A liner adds fixed clearance which reduces capacity. This capacity reduction can be substantial in shorter stroke cylinders. The addition of the liner also reduces piston displacement, which when combined with the effect of the additional fixed clearance, results in a significant reduction in a cylinder’s capacity capability. The Figure 4 chart takes both into account. For example consider a 300 mm liner bore diameter (11.8 inch, “300” on the horizontal axis). This is actually a 325 mm (12.8 inch) diameter bore cylinder with a 12.5 mm (0.5 inch) thick liner installed, so the capacity capability has been reduced from that of a 325 mm bore cylinder to that of a 300 mm. Also, the addition of the liner has increased the fixed clearance volume, which reduces the volumetric efficiency further reducing the capacity capability. For the 300 mm liner bore example this capacity capability reduction is on the order of 35 percent for 76 mm (3 inch) stroke, and is still significant for a 457 mm (18 inch) stroke at about a 17 percent reduction. The chart assumes a compression ratio of 2.5 and a gas adiabatic exponent of 1.4. Assumed liner thickness is 9.5 mm (0.375 inch) up to 254 mm liner bore (10 inch) and 12.5 mm (0.500 inch) 254 mm bore (10 inch) and larger following API Standard 618 guidelines.
For a given required compressor capacity, the addition of a liner requires a larger compressor by the percentage shown in the chart.

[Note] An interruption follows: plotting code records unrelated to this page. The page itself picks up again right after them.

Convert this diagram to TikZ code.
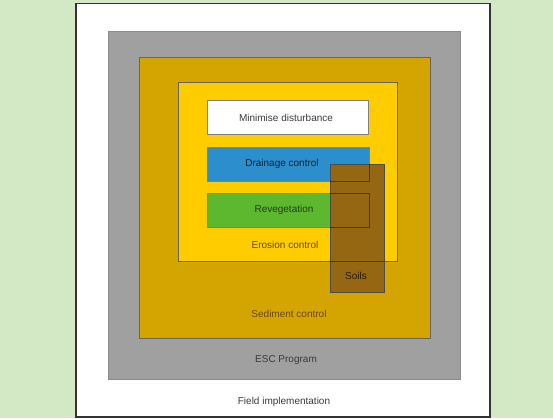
\documentclass[tikz,border=0pt]{standalone}
\usepackage{fontspec}
\setmainfont{Liberation Sans}
\definecolor{bggreen}{HTML}{D3E8C5}
\definecolor{escgray}{HTML}{A0A0A0}
\definecolor{sedyellow}{HTML}{D4A500}
\definecolor{eroyellow}{HTML}{FFCC00}
\definecolor{drainblue}{HTML}{2D8ECC}
\definecolor{revgreen}{HTML}{5DB830}
\definecolor{soilbrown}{HTML}{966713}
\definecolor{txtdark}{HTML}{3A3A3A}
\definecolor{txtbrown}{HTML}{6A4600}
\begin{document}
\begin{tikzpicture}[x=1pt,y=-1pt,
  box/.style={draw=black!70, line width=0.7pt},
  ghost/.style={draw=black, draw opacity=0.45, line width=0.7pt},
  lbl/.style={font=\fontsize{10}{11}\selectfont, inner sep=0pt}]
\useasboundingbox (0,0) rectangle (553,418);
\fill[bggreen] (0,0) rectangle (553,418);
% field implementation panel
\draw[fill=white, draw=black!80, line width=1.5pt] (76,3.5) rectangle (490,417);
\node[lbl, text=txtdark] (field) at (284,402) {Field implementation};
% ESC program
\draw[box, fill=escgray, draw=black!45] (108.5,31) rectangle (460,379);
\node[lbl, text=txtdark] (esc) at (286,360) {ESC Program};
% sediment control
\draw[box, fill=sedyellow, draw=black!60] (139.5,57.5) rectangle (430.5,338.5);
\node[lbl, text=txtbrown] (sed) at (289,314) {Sediment control};
% erosion control
\draw[box, fill=eroyellow, draw=black!60] (178.5,82.5) rectangle (397,261);
\node[lbl, text=txtbrown] (ero) at (285,245) {Erosion control};
% inner boxes
\draw[box, fill=white, draw=black!50] (207,100.5) rectangle (368,134.5);
\node[lbl, text=txtdark] (min) at (286,118) {Minimise disturbance};
\draw[box, fill=drainblue, draw=black!50] (207,147.5) rectangle (369,181);
\node[lbl, text=black!75!drainblue] (drain) at (282,164) {Drainage control};
\draw[box, fill=revgreen, draw=black!50] (207,193) rectangle (369,227.5);
\node[lbl, text=black!65!revgreen] (reveg) at (284,210) {Revegetation};
% soils
\draw[draw=black!70, line width=0.7pt, fill=soilbrown] (330,164.5) rectangle (384,292.5);
\begin{scope}
\clip (330,164.5) rectangle (384,292.5);
\draw[ghost] (207,147.5) rectangle (369,181);
\draw[ghost] (207,193) rectangle (369,227.5);
\draw[ghost] (178.5,82.5) rectangle (397,261);
\end{scope}
\node[lbl, text=black!75!soilbrown] (soils) at (356,276) {Soils};
\end{tikzpicture}
\end{document}
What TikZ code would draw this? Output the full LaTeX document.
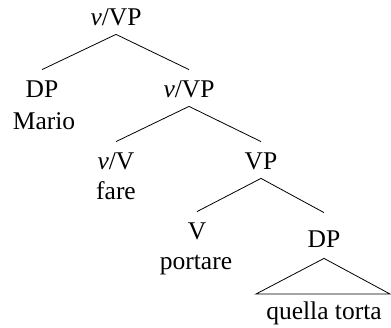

Again referring to the 300 mm example, a 76 mm stroke compressor would have to be about 35 percent larger if equipped with a liner. So an end-user is buying a compressor about 35 percent larger just to have it equipped with lined cylinders.
While a liner provides one method of protecting A395 ductile iron from wear, other methods exist. Another possibility is to harden the unlined cylinder bore to improve the wear characteristics. One proven hardening method uses the ion-nitride heat treat process. A full explanation of the process is beyond the scope of this article but it results in a hardness at the surface of A395 ductile iron of approximately 55 Rockwell C and provides substantial case depth with a hardness of approximately 30 Rockwell C at a depth of 0.15 mm (0.006 inch).